WASHINGTON Vice President Dick Cheney and Halliburton Corp. have asked a federal judge in Dallas to dismiss allegations that they defrauded investors through an accounting tactic that was begun when Cheney was chief executive of the oil services and construction company.

In asking for the dismissal, Cheney and Halliburton are primarily relying on changes in federal law in the 1990s that require shareholders to specify in their initial lawsuit filing exactly how the fraud occurred.

"The complaint is exactly the type of nebulous pleading that the law was intended to prevent: a naked allegation that Halliburton's revenue figures were wrong, coupled with an unsupported assertion that the company's disclosures of accounting principles, although made, simply did not go far enough," according to the motion that was filed Thursday. The company announced the move Friday.

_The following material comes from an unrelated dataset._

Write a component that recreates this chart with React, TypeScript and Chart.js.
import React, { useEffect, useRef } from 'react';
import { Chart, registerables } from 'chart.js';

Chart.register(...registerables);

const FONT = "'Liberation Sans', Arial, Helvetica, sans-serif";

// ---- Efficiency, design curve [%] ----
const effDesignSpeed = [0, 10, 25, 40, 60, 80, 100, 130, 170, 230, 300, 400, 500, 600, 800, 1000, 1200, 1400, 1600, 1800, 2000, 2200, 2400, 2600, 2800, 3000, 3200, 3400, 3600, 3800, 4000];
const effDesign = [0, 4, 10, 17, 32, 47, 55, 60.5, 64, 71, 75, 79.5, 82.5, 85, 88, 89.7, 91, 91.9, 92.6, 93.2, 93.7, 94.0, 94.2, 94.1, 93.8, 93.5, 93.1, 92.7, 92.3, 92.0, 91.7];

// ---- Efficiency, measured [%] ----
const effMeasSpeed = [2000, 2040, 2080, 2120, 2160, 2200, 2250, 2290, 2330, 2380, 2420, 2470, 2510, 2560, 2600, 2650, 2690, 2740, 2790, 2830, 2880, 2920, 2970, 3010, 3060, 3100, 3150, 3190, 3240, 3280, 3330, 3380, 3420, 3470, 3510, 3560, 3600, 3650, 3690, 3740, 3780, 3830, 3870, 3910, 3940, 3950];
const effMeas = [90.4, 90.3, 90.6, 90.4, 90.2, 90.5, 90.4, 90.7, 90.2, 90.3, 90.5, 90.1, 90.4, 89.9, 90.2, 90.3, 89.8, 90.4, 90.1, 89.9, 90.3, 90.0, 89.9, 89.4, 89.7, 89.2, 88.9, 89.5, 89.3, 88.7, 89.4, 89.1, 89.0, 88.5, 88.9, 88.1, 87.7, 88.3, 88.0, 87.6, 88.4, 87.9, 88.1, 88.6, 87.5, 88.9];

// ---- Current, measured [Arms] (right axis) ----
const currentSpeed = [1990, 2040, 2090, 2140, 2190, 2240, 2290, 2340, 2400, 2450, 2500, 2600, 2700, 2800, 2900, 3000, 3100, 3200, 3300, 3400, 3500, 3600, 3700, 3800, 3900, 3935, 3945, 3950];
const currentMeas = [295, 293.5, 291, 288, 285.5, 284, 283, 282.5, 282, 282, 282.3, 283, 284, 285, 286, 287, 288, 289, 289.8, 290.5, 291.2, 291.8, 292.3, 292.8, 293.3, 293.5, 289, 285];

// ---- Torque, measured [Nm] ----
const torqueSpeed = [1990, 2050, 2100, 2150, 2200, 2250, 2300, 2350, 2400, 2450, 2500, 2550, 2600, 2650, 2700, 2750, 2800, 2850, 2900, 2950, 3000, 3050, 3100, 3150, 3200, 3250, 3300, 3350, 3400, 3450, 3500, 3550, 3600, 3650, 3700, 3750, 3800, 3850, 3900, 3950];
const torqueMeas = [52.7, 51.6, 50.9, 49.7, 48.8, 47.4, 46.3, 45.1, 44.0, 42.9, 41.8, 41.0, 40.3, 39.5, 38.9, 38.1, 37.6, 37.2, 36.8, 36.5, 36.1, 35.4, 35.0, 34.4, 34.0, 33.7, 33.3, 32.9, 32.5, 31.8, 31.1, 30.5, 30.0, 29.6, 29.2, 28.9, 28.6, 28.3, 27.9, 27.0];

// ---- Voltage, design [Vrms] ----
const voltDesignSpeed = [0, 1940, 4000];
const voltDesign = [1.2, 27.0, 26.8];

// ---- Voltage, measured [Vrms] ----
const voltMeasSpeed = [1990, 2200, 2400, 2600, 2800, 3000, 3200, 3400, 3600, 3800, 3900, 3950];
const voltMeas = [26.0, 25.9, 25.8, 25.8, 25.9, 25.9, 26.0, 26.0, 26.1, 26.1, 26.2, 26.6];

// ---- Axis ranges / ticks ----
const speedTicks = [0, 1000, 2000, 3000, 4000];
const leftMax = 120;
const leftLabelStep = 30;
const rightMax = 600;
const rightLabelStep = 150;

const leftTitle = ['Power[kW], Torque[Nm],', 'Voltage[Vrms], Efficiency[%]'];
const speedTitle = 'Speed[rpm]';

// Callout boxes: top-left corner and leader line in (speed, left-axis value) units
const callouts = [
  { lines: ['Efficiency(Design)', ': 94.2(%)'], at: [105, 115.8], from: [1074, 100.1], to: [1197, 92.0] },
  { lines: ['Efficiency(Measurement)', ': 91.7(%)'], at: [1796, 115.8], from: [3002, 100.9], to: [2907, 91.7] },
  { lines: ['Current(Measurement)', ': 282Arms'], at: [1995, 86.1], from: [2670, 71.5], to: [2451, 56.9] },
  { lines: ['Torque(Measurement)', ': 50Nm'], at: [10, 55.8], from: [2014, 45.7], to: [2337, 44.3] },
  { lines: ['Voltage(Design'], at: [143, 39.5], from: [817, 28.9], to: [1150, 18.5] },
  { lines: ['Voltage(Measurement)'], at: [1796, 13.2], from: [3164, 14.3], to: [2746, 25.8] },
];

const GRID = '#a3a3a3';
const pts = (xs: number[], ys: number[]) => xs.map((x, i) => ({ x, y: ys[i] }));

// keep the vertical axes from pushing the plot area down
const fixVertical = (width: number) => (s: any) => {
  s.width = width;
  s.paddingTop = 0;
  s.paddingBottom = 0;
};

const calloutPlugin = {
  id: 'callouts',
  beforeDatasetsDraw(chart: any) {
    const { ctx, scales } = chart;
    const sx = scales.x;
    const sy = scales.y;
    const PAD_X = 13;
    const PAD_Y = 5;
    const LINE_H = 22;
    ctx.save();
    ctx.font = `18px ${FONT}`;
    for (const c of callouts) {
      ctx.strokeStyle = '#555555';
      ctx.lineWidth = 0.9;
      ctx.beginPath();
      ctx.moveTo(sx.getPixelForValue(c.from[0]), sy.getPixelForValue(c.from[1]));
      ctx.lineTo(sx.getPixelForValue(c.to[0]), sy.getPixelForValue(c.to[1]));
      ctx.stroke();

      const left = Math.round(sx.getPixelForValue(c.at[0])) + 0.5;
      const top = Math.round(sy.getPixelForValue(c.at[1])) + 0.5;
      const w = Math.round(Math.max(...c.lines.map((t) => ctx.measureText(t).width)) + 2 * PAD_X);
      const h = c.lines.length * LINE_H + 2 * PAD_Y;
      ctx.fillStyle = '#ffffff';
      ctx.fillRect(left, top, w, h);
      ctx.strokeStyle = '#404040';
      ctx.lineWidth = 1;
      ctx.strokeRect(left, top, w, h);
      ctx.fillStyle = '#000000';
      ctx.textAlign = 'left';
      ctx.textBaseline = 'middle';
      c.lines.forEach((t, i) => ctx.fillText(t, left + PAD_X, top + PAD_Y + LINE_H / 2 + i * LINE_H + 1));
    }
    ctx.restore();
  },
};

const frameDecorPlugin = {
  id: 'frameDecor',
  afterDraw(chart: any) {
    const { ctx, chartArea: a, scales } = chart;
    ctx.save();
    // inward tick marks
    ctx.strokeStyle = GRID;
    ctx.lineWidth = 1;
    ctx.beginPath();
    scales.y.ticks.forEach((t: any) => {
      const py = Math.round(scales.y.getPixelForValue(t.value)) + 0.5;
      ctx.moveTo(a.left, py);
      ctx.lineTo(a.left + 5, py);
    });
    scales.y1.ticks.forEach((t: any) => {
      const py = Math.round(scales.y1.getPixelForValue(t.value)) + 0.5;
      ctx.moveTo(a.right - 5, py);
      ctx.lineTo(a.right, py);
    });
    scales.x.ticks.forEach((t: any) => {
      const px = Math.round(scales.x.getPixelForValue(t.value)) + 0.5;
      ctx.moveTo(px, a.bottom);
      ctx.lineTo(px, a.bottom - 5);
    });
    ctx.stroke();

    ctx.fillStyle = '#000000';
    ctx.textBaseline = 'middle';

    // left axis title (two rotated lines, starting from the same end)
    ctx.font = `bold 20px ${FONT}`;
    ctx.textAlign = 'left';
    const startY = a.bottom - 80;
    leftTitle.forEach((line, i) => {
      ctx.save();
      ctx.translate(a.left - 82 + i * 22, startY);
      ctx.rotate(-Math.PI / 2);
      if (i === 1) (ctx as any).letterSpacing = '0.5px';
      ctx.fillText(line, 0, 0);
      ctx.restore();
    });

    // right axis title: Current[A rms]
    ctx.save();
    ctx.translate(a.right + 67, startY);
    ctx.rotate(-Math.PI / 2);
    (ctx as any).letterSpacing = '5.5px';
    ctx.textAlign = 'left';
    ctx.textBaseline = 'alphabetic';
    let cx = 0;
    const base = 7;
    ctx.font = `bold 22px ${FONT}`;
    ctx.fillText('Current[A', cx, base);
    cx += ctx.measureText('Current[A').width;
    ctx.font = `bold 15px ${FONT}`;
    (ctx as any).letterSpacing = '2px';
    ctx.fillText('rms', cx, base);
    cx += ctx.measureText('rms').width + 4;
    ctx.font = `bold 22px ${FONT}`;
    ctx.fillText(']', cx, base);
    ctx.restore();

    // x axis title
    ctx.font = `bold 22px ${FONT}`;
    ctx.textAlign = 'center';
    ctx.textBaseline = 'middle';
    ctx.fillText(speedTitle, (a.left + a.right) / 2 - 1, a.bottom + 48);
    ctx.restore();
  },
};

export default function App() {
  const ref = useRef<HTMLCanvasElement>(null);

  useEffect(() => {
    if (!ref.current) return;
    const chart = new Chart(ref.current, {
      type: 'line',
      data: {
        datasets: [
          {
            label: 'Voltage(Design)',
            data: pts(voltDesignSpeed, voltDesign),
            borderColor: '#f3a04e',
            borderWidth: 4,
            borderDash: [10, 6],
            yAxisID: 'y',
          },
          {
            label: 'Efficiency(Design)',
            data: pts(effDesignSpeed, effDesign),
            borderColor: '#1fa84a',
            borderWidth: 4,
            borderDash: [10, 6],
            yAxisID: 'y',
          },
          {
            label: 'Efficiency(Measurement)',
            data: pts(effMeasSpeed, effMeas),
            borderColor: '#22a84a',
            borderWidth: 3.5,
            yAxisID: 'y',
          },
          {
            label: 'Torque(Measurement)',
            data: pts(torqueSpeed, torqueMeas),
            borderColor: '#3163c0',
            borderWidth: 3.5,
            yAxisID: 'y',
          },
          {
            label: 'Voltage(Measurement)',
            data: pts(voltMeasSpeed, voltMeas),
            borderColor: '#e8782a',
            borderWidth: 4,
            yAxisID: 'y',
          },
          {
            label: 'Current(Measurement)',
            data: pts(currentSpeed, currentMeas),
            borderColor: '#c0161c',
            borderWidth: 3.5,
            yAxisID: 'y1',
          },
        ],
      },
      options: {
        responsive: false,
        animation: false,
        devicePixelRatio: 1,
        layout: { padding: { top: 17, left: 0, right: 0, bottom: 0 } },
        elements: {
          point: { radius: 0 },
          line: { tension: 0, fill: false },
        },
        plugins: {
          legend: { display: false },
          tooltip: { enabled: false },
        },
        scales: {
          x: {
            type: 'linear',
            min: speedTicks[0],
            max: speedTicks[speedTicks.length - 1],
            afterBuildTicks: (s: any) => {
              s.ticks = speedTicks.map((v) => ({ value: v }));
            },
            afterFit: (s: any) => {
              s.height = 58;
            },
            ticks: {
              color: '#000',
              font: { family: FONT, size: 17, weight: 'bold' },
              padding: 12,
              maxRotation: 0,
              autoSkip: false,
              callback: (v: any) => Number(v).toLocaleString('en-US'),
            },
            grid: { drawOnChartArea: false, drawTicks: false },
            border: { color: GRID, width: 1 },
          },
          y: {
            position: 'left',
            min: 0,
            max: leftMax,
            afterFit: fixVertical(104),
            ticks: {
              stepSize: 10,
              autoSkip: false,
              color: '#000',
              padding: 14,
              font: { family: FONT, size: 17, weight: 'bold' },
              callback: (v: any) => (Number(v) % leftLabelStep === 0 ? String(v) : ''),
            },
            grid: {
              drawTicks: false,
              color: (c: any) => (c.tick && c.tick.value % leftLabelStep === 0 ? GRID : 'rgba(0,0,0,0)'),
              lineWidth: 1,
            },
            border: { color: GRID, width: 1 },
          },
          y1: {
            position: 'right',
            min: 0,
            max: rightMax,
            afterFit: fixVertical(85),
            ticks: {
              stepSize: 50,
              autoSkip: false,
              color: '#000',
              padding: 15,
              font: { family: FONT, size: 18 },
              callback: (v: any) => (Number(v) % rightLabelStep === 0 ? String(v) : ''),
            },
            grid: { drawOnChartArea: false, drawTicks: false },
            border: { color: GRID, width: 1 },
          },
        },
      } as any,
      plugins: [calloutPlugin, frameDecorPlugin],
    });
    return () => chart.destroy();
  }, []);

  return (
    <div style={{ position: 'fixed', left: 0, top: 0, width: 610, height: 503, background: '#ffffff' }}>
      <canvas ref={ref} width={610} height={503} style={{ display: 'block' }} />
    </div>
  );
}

Halliburton is being sued by a dozen shareholders and Judicial Watch, which also named Cheney as a defendant. The suits allege that Halliburton and Cheney in 1998 began counting uncollected debts from construction cost overruns as revenue to raise a sagging bottom line.

The suits allege that the method improperly increased revenue by more than $500 million over the past four years and that Halliburton delayed for a year disclosing the accounting change to shareholders.

"We have the facts, and many of the key facts were in Halliburton's own filings," said Judicial Watch's president, Tom Fitton.

"In a case like this, the numbers speak for themselves. We look forward to the vice president's sworn testimony on the matter."

Attorneys for Cheney and Halliburton further asked for the dismissal of the lawsuits because they "fail to plead with particularity any factual basis for alleging that Halliburton's revenue numbers were wrong, choosing instead to state breezily that revenues from construction claims and change orders were not probable and could not be reliably estimated.'"

Bill Federman, one of the attorneys suing Halliburton, called much of the language in the reply brief "boilerplate." Federman said it was ironic that the motion to dismiss relied on changes in federal law made in the past decade.

He said the law, in part, was what had prompted accountants to engage in the kind of questionable practices that have undone companies such as Enron Corp.

"You're not allowed to do any discovery request for internal documents‚ so to a great extent you are dependent on employees and former employees to come forward with information," Federman said.

"The way Congress has rigged it, the defendant needs to self-disclose."

The Securities and Exchange Commission is separately investigating whether Halliburton's accounting change was appropriate and justified and whether it was disclosed in a timely manner.